Speaking of student perceptions, this was a year in which quality of life issues came to the fore.  The reduction of recess time to 15 minutes weighed heavily in the minds of students and parents.  Another clumsy survey was taken to defend the reduced time, and this defense of the practice seemed flimsy in light of national campaigns to save recess.  It is probably not an exaggeration to say that recess would have been gone altogether for 2007-2008 if not for the outcry from parents.  Meanwhile, the issue of homework was raised due both to quantity and quality.  An existing board policy was unknown within the district until parents began to push for answers.  That policy has since been "articulated" and the quantity of homework has become more uniform.  The quality of the homework remains a problem, though.

The strategic planning process over this past winter was advertised as a means to bring together members of the community to help plan the next five years of district progress.  Participants generally reported a productive series of meetings, although participation was not as diverse as hoped by some.  Afterwards, though, there was grumbling that the process was being used by the administration as an excuse to justify their own agenda.  Overly broad mandates coming out of the planning allowed the administration to claim just about anything they wanted, said some.  A mandate for greater use of technology, for example, was translated by the administration as a need for specific and very expensive gadgets currently in vogue in schools.  The Smart Boards became a symbol for an administration overreaching and helped to bring down the school budget for another year.  Critics said that rather than seeking and pioneering technology that could truly affect student learning, the administration was looking for status symbols and bragging rights.  The strategic planning process got a lot of airplay initially, but that rhetoric has been toned down as the school year closes.

After a year of new leadership the morale of the teaching staff is still mixed.  The move to "right-size," to use the term of the superintendent,  meant that two respected and tenured middle school teachers were "RIFed" (Reduction In Force) by year's end.  A protest by parents and some students will apparently result in one of those teachers being offered a one year non-tenured position, but that did little to appease middle school staff members who feel threatened.  Legal actions with other staff members continue, although some of the cases have been settled.  A nurse who was perennially pushing the limits of propriety and professional conduct, not to mention common sense, was finally forced out.  Yet, the settlement includes a hefty salary into the 2007-2008 school year.  Only the school board can answer why this employee is worthy of such a gift.  Overall, the teaching staff seems to be anxiously watching and waiting.  The brain drain of a few years ago is over, but it would be an overstatement to say that morale is on an upswing.

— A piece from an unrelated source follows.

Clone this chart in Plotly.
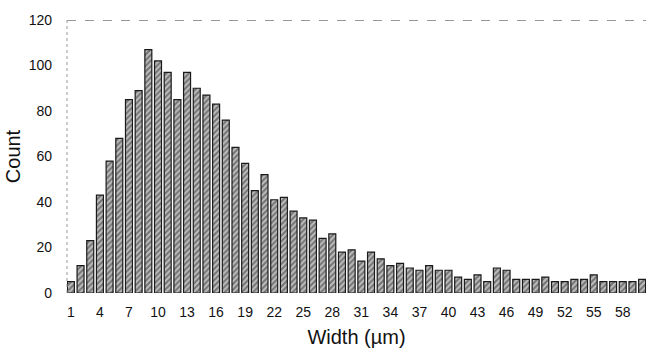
import plotly.graph_objects as go

widths = list(range(1, 61))
counts = [5, 12, 23, 43, 58, 68, 85, 89, 107, 102,
          97, 85, 97, 90, 87, 83, 76, 64, 57, 45,
          52, 41, 42, 36, 33, 32, 24, 26, 18, 19,
          14, 18, 15, 12, 13, 11, 10, 12, 10, 10,
          7, 6, 8, 5, 11, 10, 6, 6, 6, 7,
          5, 5, 6, 6, 8, 5, 5, 5, 5, 6]
x_ticks = list(range(1, 61, 3))
y_ticks = [0, 20, 40, 60, 80, 100, 120]

fig = go.Figure(go.Bar(
    x=widths, y=counts, width=0.72,
    marker=dict(color="#8a8a8a",
                line=dict(color="#1a1a1a", width=1.2),
                pattern=dict(shape="/", fgcolor="#2a2a2a", bgcolor="#bdbdbd",
                             size=4, solidity=0.5)),
))

fig.update_layout(
    width=646, height=352,
    margin=dict(l=67, r=0, t=20, b=59),
    paper_bgcolor="white", plot_bgcolor="white",
    font=dict(family="Liberation Sans, Arial, sans-serif", color="#111", size=14),
    showlegend=False,
    shapes=[
        dict(type="line", xref="paper", yref="y", x0=0, x1=1, y0=120, y1=120,
             line=dict(color="#333", width=1, dash="dash")),
        dict(type="line", xref="paper", yref="paper", x0=0, x1=0, y0=0, y1=1,
             line=dict(color="#999", width=1, dash="dot")),
    ],
)
fig.update_xaxes(range=[0.6, 60.4], tickmode="array", tickvals=x_ticks,
                 ticktext=[str(v) for v in x_ticks], showgrid=False, zeroline=False,
                 showline=False, ticks="", ticklabelstandoff=9,
                 title=dict(text="Width (µm)", font=dict(size=20), standoff=10))
fig.update_yaxes(range=[0, 120], tickmode="array", tickvals=y_ticks,
                 showgrid=False, zeroline=False, showline=False, ticks="",
                 ticklabelstandoff=14,
                 title=dict(text="Count", font=dict(size=20), standoff=2))

fig.write_html("out.html")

As the 2006-2007 school year wore on, the school board seemed more and more disconnected from the kids in the classrooms and from each other.  Instead of concentrating on the significant philosophical shift going on in the district, they piddled about with cell phone policy, with arguments about posting policies on the school website, with solar panels and tech spending, with in-fighting over filling empty board seats, committee assignments, and board leadership, and with other meaningless tripe alternating between the self-congratulatory and the petulant lashing out at critics.  When even the Readington township mayor noted with public comments made during the budget process that the school board was split along two factions, it became apparent even to casual observers that the school board is more obsessed with itself than attentive to the way in which students will be affected by the policies and practices of the new order.

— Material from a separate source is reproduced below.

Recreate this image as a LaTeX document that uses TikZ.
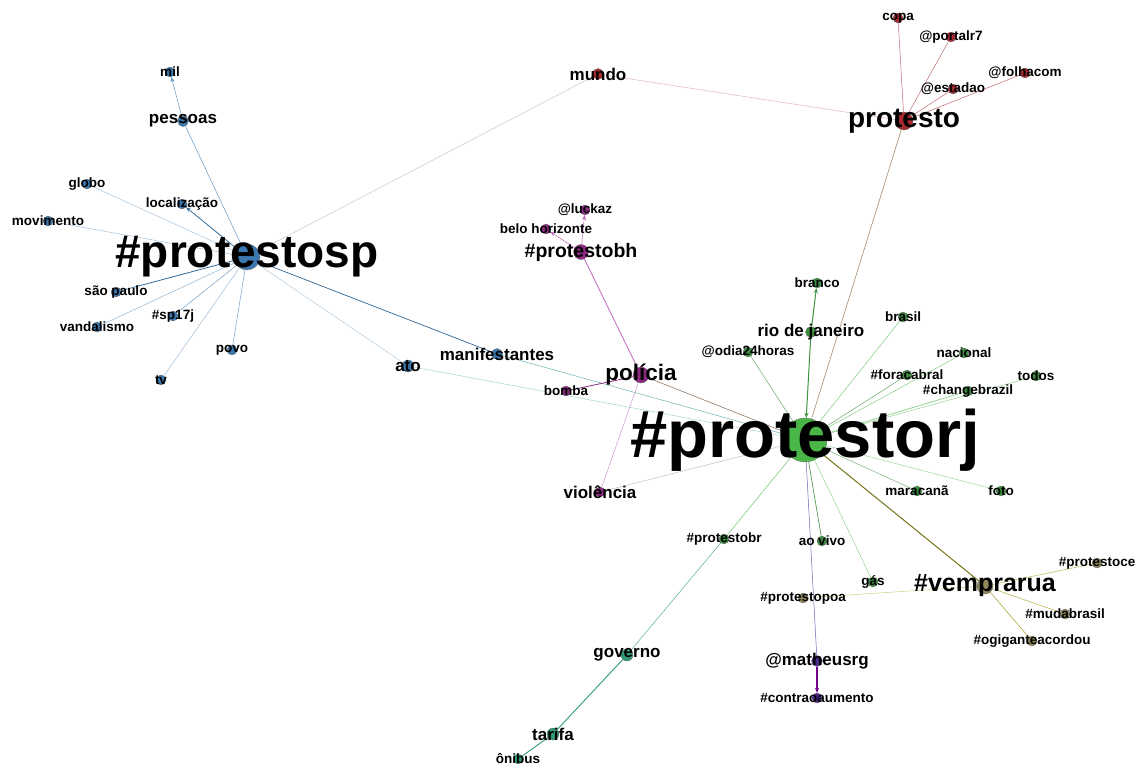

With the 2006-2007 year coming to an end we can pretty well judge the pattern of the new administration and the probable meaning for the 2007-2008 school year.  Clearly the administration does not need to answer to the school board for broad policy or philosophic questions.  The board is mired in the mud of personal politics and is far too distracted to provide leadership.  Whatever statements have been made, the fact is that our new administration is putting in place a grouping system designed to reward a small percentage of students who score well on standardized tests with a superior experience and to place lower scoring children in an environment which is quite different.  Teacher and parent nominations to put students in particular groups are said to be valid, but that doesn't negate the fact that specific test score numbers are being recommended as cut-offs for certain groupings.  It doesn't negate the fact that an entirely new testing system (NWEA) is being put in place to supplement an already onerous state testing battery.  And, the "exit" criteria from a particular grouping isn't backed by any procedural mechanism.  On top of this, virtually all reform efforts are concentrated on the testable subjects like math and language arts, rather than on other long neglected subjects like social studies, civics, science, or the arts.

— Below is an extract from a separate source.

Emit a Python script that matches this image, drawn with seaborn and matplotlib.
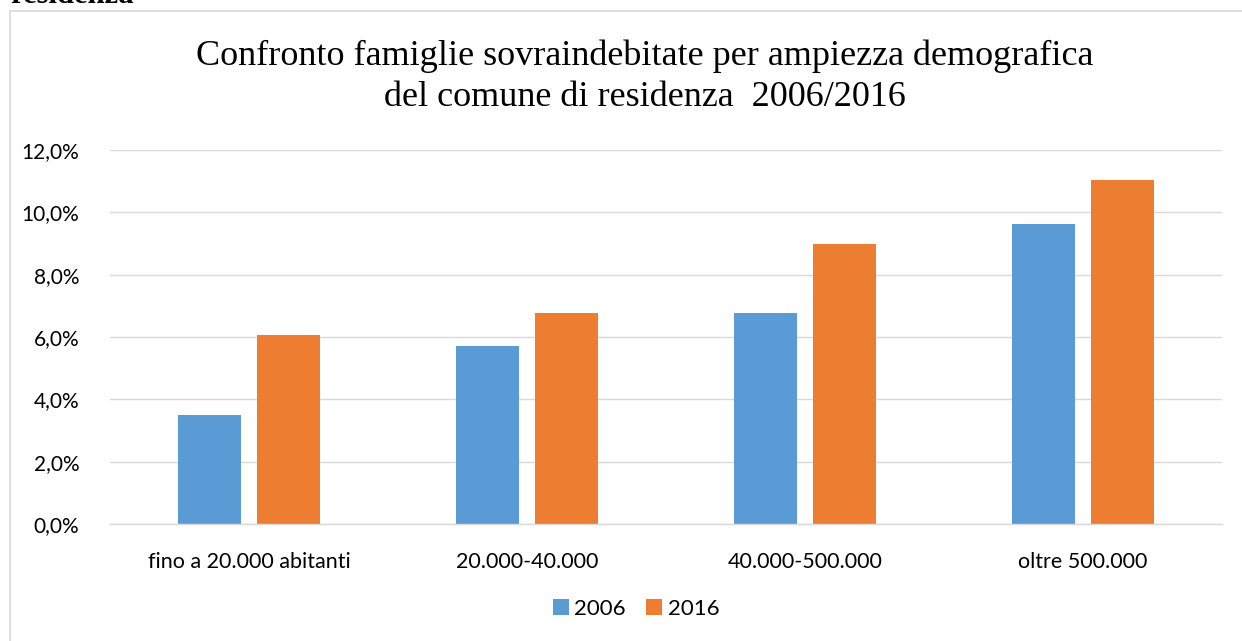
import pandas as pd
import matplotlib
matplotlib.use('Agg')
import matplotlib.pyplot as plt
from matplotlib.patches import Rectangle
from matplotlib.ticker import FuncFormatter
import seaborn as sns

# dati
categorie = ["fino a 20.000 abitanti", "20.000-40.000", "40.000-500.000", "oltre 500.000"]
anni = ["2006", "2016"]
valori_2006 = [3.5, 5.72, 6.77, 9.62]
valori_2016 = [6.05, 6.78, 8.97, 11.03]
colori = ["#5B9BD5", "#ED7D31"]

df = pd.DataFrame({
    "Comune": categorie * 2,
    "Anno": [anni[0]] * 4 + [anni[1]] * 4,
    "Valore": valori_2006 + valori_2016,
})

sns.set_theme(style="white")
plt.rcParams['font.family'] = ['Lato', 'DejaVu Sans']
plt.rcParams['text.color'] = 'black'

fig = plt.figure(figsize=(12.42, 6.41), dpi=100)
ax = fig.add_axes([110 / 1242, 1 - 524 / 641, 1112 / 1242, 374 / 641])

sns.barplot(data=df, x="Comune", y="Valore", hue="Anno", palette=colori,
            width=0.57, gap=0.21, ax=ax, legend=True, saturation=1, linewidth=0)

ax.set_ylim(0, 12)
ax.set_xlim(-0.5, 3.5)
ax.set_yticks(range(0, 13, 2))
ax.yaxis.set_major_formatter(FuncFormatter(lambda v, p: f"{v:.1f}%".replace('.', ',')))
ax.grid(axis='y', color='#D9D9D9', linewidth=1)
ax.set_axisbelow(True)
for s in ['top', 'right', 'left']:
    ax.spines[s].set_visible(False)
ax.spines['bottom'].set_color('#D9D9D9')
ax.spines['bottom'].set_linewidth(1)
ax.tick_params(axis='x', length=0, labelsize=15.5, colors='black', pad=20)
ax.tick_params(axis='y', length=0, labelsize=15, colors='black', pad=22)
ax.set_xlabel("")
ax.set_ylabel("")

ax.legend(loc='center', bbox_to_anchor=(636 / 1242, 1 - 609 / 641),
          bbox_transform=fig.transFigure, ncol=2, frameon=False,
          fontsize=16, handlelength=0.72, handleheight=0.72, handletextpad=0.25,
          columnspacing=0.9)

# titolo
fig.text(645 / 1242, 1 - 56 / 641, "Confronto famiglie sovraindebitate per ampiezza demografica",
         ha='center', va='center', fontsize=26, family='Liberation Serif', color='black')
fig.text(645 / 1242, 1 - 98 / 641, "del comune di residenza  2006/2016",
         ha='center', va='center', fontsize=26, family='Liberation Serif', color='black')

# cornice del grafico e testo del documento tagliato
fig.patches.append(Rectangle((10 / 1242, -0.1), 1.2, 1.1 - 11 / 641,
                             transform=fig.transFigure, fill=False,
                             edgecolor='#D9D9D9', linewidth=1.2))
fig.text(10 / 1242, 1 - 3 / 641, "residenza", ha='left', va='baseline',
         fontsize=22, fontweight='bold', family='Liberation Serif', color='black')

fig.savefig('out.png', dpi=100)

In other districts planning for staff development means bringing in expert speakers who can shed light on student behavior or who can provide more effective teaching strategies. In other districts, presenting programs like Schools Attuned brings teaching staff members together in a common, well-articulated goal of improving the things which directly affect students.  In Readington, by contrast, the major staff development being put in place is something called "turn-key" trainers, who are staff members who will train other staff members on how to use the new NWEA testing system.  That says volumes about priorities.

What we can also predict from the experience of the past year is that the successes used for purposes of public relations will come from the gifted and talented groupings.  The students put on public display are those who participate in specialized enrichment programs, not the ones who spend their days in "regular" or "intervention"  programs.  Rather than making the success of all students and the education of the whole child a priority, this PR strategy promotes an unhealthy competition to seek gifted status and even a kind of student caste system, cemented by the previously discussed grouping strategy.

Miracles are said to be possible, and it seems as though nothing less would change the circular direction of our school board for the next year.  Until the leadership fight is resolved and the board can turn its attention toward meaningful questions, the connection between the electorate and the school district will remain broken.  As it stands now the administration answers only to its own whims or to occasional loud protests from parents and residents about things like technology spending or RIFed teachers.

A year ago students said themselves that they were not being challenged in school.  Since then we have replaced almost all of the administration and gone through a strategic planning process.  Are we challenging our students now?  Are we poised to redefine the student experience for next year, or have we simply rehashed the same sort of scripted learning that was behind the results of the student survey?  Will 2007-2008 be the year in which Readington students are identified as distinct individuals and nurtured as whole children, or will it be the year in which a grouping system encourages self-fulfilling outcomes and collapses into a desperate competition for the best student placement?